Gigaom.com, By Brett Sheppard, Aug 1, 2010.
Many Fortune 500 and mid-size enterprises are funding Hadoop test/dev projects for Big Data analytics, but question how to integrate Hadoop into their standard enterprise architecture. For example, Joe Cunningham, head of technology strategy and innovation at credit card giant Visa, told the audience at last year's Hadoop World that he would like to see Hadoop evolve from an alpha/beta environment into mainstream use for transaction analysis, but has concerns about integration and operations management.
What's been missing for Big Data analytics has been a LAMP (Linux, Apache HTTP Server, MySQL and PHP) equivalent. Fortunately, there's an emerging LAMP-like stack for Big Data aggregation, processing and analytics that includes:
- Hadoop Distributed File System (HDFS) for storage
- MapReduce for distributed processing of large data sets on compute clusters
- Apache HBase for fast read/write access to tabular data [Editor: Hbase is the Hadoop database]

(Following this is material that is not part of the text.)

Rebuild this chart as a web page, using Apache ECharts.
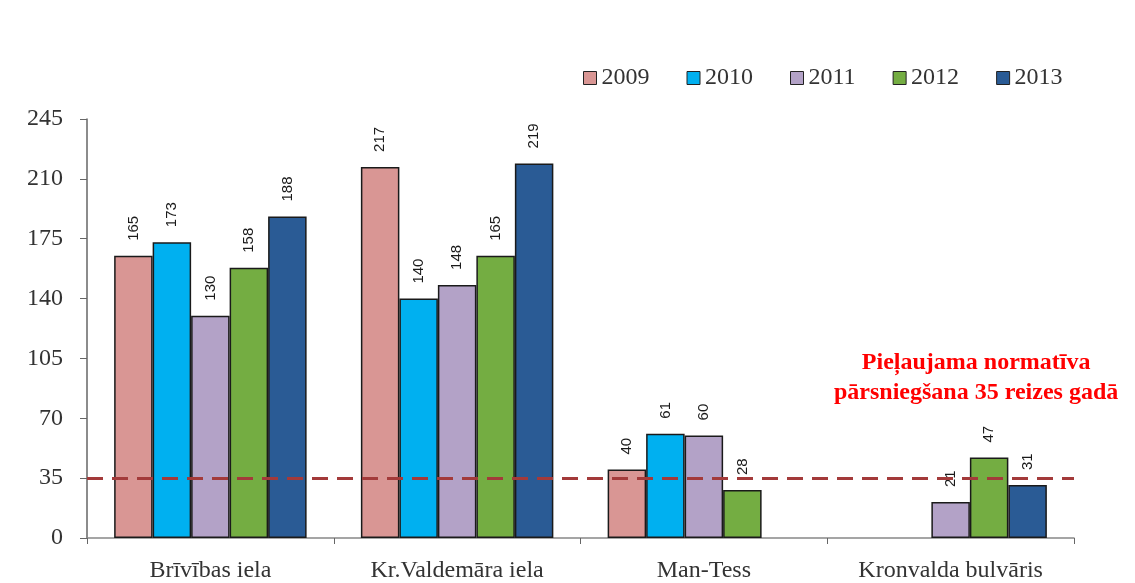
<!DOCTYPE html>
<html>
<head>
<meta charset="utf-8">
<script src="https://cdn.jsdelivr.net/npm/echarts@6/dist/echarts.min.js"></script>
<style>
  html, body { margin: 0; padding: 0; background: #fff; }
  #chart { width: 1135px; height: 583px; }
</style>
</head>
<body>
<div id="chart"></div>
<script>
// ielas un gadu dati
const categories = ['Brīvības iela', 'Kr.Valdemāra iela', 'Man-Tess', 'Kronvalda bulvāris'];
const years = ['2009', '2010', '2011', '2012', '2013'];
const v2009 = [165, 217, 40, null];
const v2010 = [173, 140, 61, null];
const v2011 = [130, 148, 60, 21];
const v2012 = [158, 165, 28, 47];
const v2013 = [188, 219, null, 31];
const yTicks = [0, 35, 70, 105, 140, 175, 210, 245];
const limitValue = 35;

const colors = ['#d99694', '#00b0f0', '#b3a2c7', '#74ad42', '#2a5b95'];
const allValues = [v2009, v2010, v2011, v2012, v2013];

const chart = echarts.init(document.getElementById('chart'));

var series = years.map(function (y, i) {
    var s = {
        name: y,
        type: 'bar',
        data: allValues[i],
        barGap: '0%',
        barCategoryGap: '22%',
        itemStyle: {
            color: colors[i],
            borderColor: '#1a1a1a',
            borderWidth: 1.5
        },
        label: {
            show: true,
            position: 'top',
            rotate: 90,
            align: 'left',
            verticalAlign: 'middle',
            distance: 15,
            fontFamily: 'Liberation Sans, Arial',
            fontSize: 15,
            color: '#1a1a1a'
        }
    };
    if (i === 4) {
        s.markLine = {
            silent: true,
            symbol: 'none',
            label: { show: false },
            lineStyle: { color: '#a33a3a', type: [16, 9], width: 3 },
            data: [{ yAxis: limitValue }]
        };
    }
    return s;
});

var option = {
    animation: false,
    backgroundColor: '#fff',
    legend: {
        data: years,
        left: 578,
        top: 61,
        icon: 'rect',
        itemWidth: 13,
        itemHeight: 13,
        itemGap: 37,
        itemStyle: { borderColor: '#222', borderWidth: 1 },
        textStyle: { fontFamily: 'Liberation Serif, Times New Roman', fontSize: 24, color: '#333' }
    },
    grid: { left: 87, right: 61, top: 119, bottom: 45 },
    xAxis: {
        type: 'category',
        data: categories,
        axisLine: { lineStyle: { color: '#888', width: 1.5 } },
        axisTick: { show: true, length: 6, lineStyle: { color: '#666' } },
        axisLabel: { fontFamily: 'Liberation Serif, Times New Roman', fontSize: 24, color: '#333', margin: 21 }
    },
    yAxis: {
        type: 'value',
        min: 0,
        max: 245,
        interval: 35,
        splitLine: { show: false },
        axisLine: { show: true, lineStyle: { color: '#666', width: 1.5 } },
        axisTick: { show: true, inside: false, length: 7, lineStyle: { color: '#666' } },
        axisLabel: {
            fontFamily: 'Liberation Serif, Times New Roman',
            fontSize: 24,
            color: '#333',
            margin: 24,
            formatter: function (v) { return yTicks.indexOf(v) >= 0 ? String(v) : ''; }
        }
    },
    graphic: [{
        type: 'text',
        left: 834,
        top: 348,
        style: {
            text: 'Pieļaujama normatīva\npārsniegšana 35 reizes gadā',
            fill: '#ff0000',
            font: 'bold 24px "Liberation Serif", "Times New Roman"',
            textAlign: 'center',
            lineHeight: 30
        }
    }],
    series: series
};

option && chart.setOption(option);
</script>
</body>
</html>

- Apache Hive for SQL-like queries on large data sets as well as a columnar storage layout using RCFile
- Flume for log file and streaming data collection, along with Sqoop for database imports
- JDBC and ODBC drivers to allow tools written for relational databases to access data stored in Hive
- Hue (Hadoop User Experience) for user interfaces
- Apache Pig for dataflow and parallel computations